Dual-Domain Fusion for Semi-Supervised Learning

TL;DR

This work tackles the challenge of limited labeled data for time-series classification by introducing Dual-Domain Fusion (DDF), a model-agnostic semi-supervised framework that leverages both time-domain and time-frequency representations through a tri-model architecture. During training, separate time-domain and time-frequency classifiers collaborate with a fusion module to produce high-quality pseudo-labels, improving learning from unlabeled data, while inference remains efficient by using only the time-domain path. The approach is demonstrated on two bearing fault datasets (KAIST and SQV), where DDF achieves substantial accuracy gains (8–46%) over strong SSL baselines across varying amounts of unlabeled data and noise levels. The deployment strategy further enables cloud-based training with edge-friendly inference, making DDF particularly suitable for real-time fault diagnosis in resource-constrained environments.
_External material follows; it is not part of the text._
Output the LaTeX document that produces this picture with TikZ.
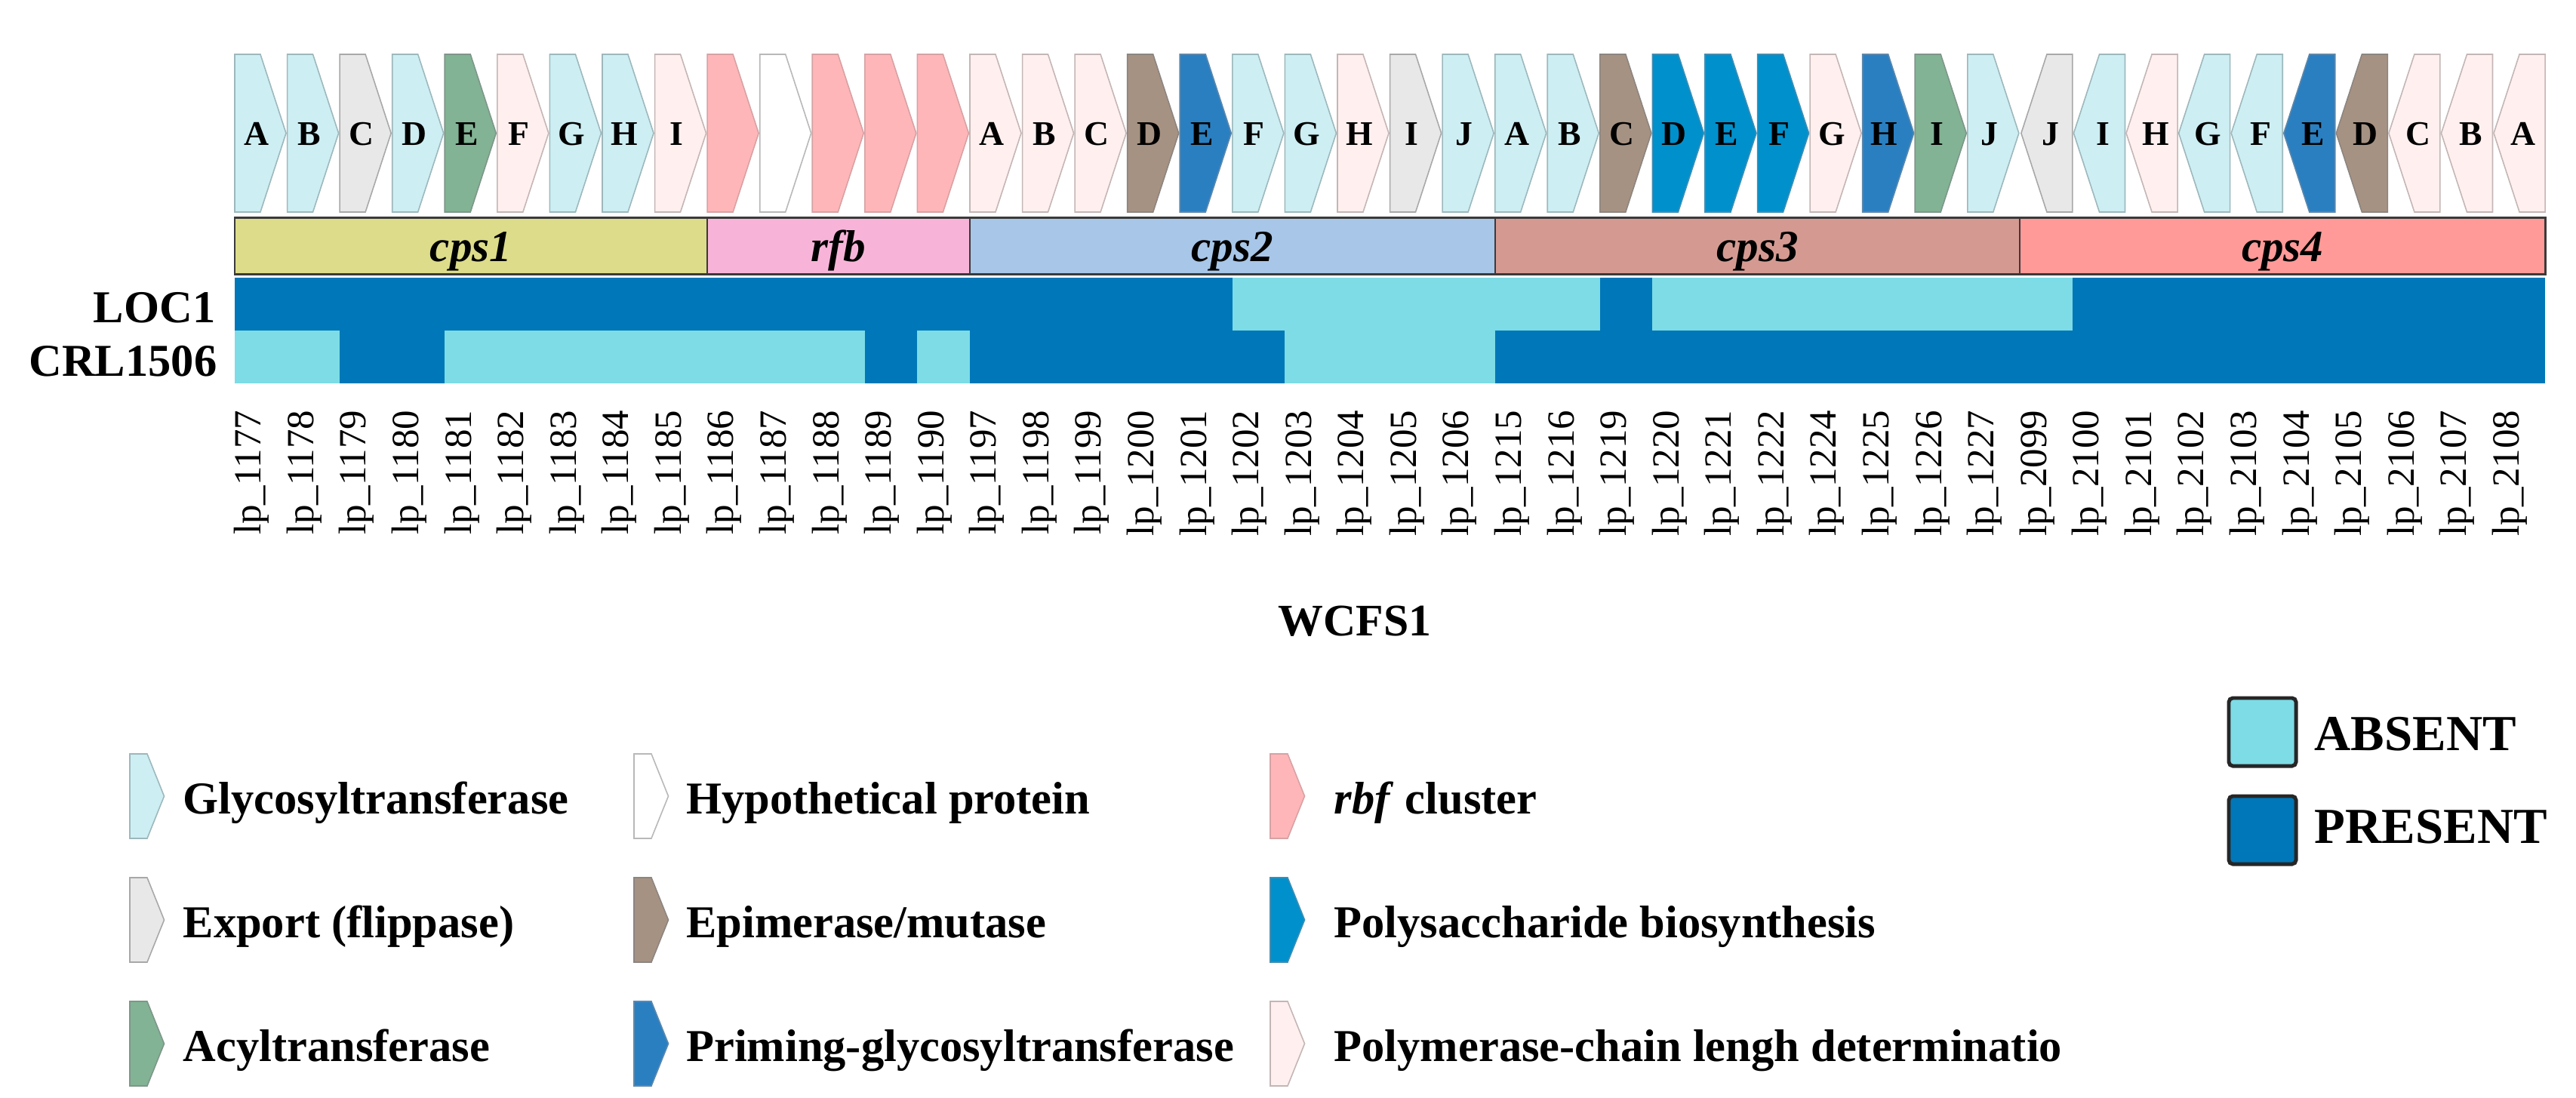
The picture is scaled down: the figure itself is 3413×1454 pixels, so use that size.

Overall, DDF provides a general, deployment-aware strategy to harness cross-domain information for SSL in time-series applications.

Abstract

Labeled time-series data is often expensive and difficult to obtain, making it challenging to train accurate machine learning models for real-world applications such as anomaly detection or fault diagnosis. The scarcity of labeled samples limits model generalization and leaves valuable unlabeled data underutilized. We propose Dual-Domain Fusion (DDF), a new model-agnostic semi-supervised learning (SSL) framework applicable to any time-series signal. DDF performs dual-domain training by combining the one-dimensional time-domain signals with their two-dimensional time-frequency representations and fusing them to maximize learning performance. Its tri-model architecture consists of time-domain, time-frequency, and fusion components, enabling the model to exploit complementary information across domains during training. To support practical deployment, DDF maintains the same inference cost as standard time-domain models by discarding the time-frequency and fusion branches at test time. Experimental results on two public fault diagnosis datasets demonstrate substantial accuracy improvements of 8-46% over widely used SSL methods FixMatch, MixMatch, Mean Teacher, Adversarial Training, and Self-training. These results show that DDF provides an effective and generalizable strategy for semi-supervised time-series classification.

Figures (5)

• Figure 1: The overall schematic of our proposed Dual-Domain Fusion method that combines the time and time-frequency models with a decision fusion model to generate more accurate and reliable predictions.
• Figure 2: The testing accuracies of the proposed Dual-Domain fusion and comparison techniques. Averaged results are depicted across the different SNR levels along with their corresponding 95% confidence intervals and relative gains in performance.
• Figure 3: The relationship between the number of training samples and the testing performance for our Dual-Domain Fusion and comparison methods. The results show the averaged testing accuracy $\pm$ standard deviation when utilizing the clean data in each case study.
• Figure 4: T-SNE results of the KAIST case study using clean data.
• Figure 5: T-SNE results of the SQV case study using clean data.